Intensification des accrochages par voie de presse
Depuis des mois, les échanges par voie de presse entre l’ambassadeur états-unien et le chef de la diplomatie hongroise, Péter Szijjártó, ont fait la une de la presse hongroise. « Nous accueillons de l’étranger des ambassadeurs. […] Nous n’accueillons pas de gouverneur ou de régent, qui, je suppose, nous est envoyé pour nous dire comment vivre dans notre propre patrie », avait notamment déclaré en début d’année le MAE hongrois.
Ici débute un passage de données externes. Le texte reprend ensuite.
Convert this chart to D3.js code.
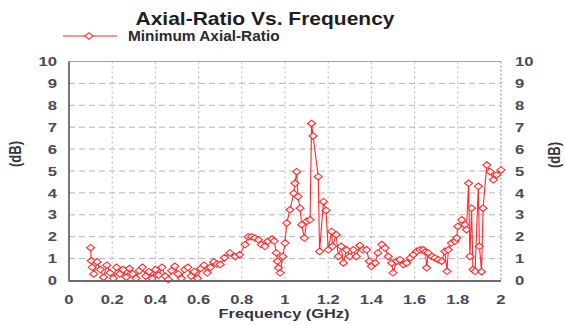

Ce à quoi l’ambassadeur Pressman avait répondu que les États-Unis « ne considèrent pas la tentative de révision des frontières russes comme une affaire intérieure hongroise ».
En février, dans son discours sur l’état de la Nation, le Premier ministre Viktor Orbán a fait référence aux tensions actuelles avec les États-Unis : « Encore heureux que la Maison Blanche ait gardé son sens de l’humour, et que le président Biden, au lieu d’un bon ami [l’ancien Chargé d’affaires s’appelait Goodfriend, ndlr], nous ait envoyé comme ambassadeur un homme-pression, un « press-man » chargé de presser les Hongrois dans la guerre quel qu’en soit le prix, et de nous presser le jus d’une déclaration d’allégeance. C’est une bonne chose, l’humour peut favoriser l’amitié dans les temps difficiles. Mais il ne faudrait pas en arriver à nous envoyer la prochaine fois un individu du nom de Puccini ou de l’équivalent. »
Plus récemment, une note confidentielle du renseignement des États-Unis a fuité, qui, outre le fait d’être un aveu d’espionnage sur un allié, affirme que la Hongrie a réalisé « une escalade du niveau de rhétorique anti-américaine dans son discours ». Vu par la droite hongroise comme l’incarnation du progressisme et de l’impérialisme états-unien, David Pressman a donc ce mercredi poussé plus loin la pression sur la Hongrie en rapportant la décision des États-Unis de sanctionner la BII, institution bancaire soviétique puis russe, sur le déclin au fur et à mesure que ses membres la quittent, dont le siège a été déplacé de Moscou à Budapest en 2019. Ainsi, un citoyen hongrois est sur la liste des sanctions, Imre Laszlóczki, qui est vice-directeur de la BII. L’ambassadeur a expliqué que les États-Unis avaient plusieurs fois exprimé leurs craintes par rapport à la présence de cette banque, et que face à l’absence de mesures prises par la Hongrie, son pays avait décidé d’agir en conséquence.
Refusant les questions de la presse, sauf celle du média d’opposition RTL, l’ambassadeur n’a pas commenté les écoutes de gouvernements alliés.
Mise à jour, 13.04.2023, 18h45 :
La Hongrie a annoncé quitter la Banque Internationale d’investissement, dont elle possède 25,27 %.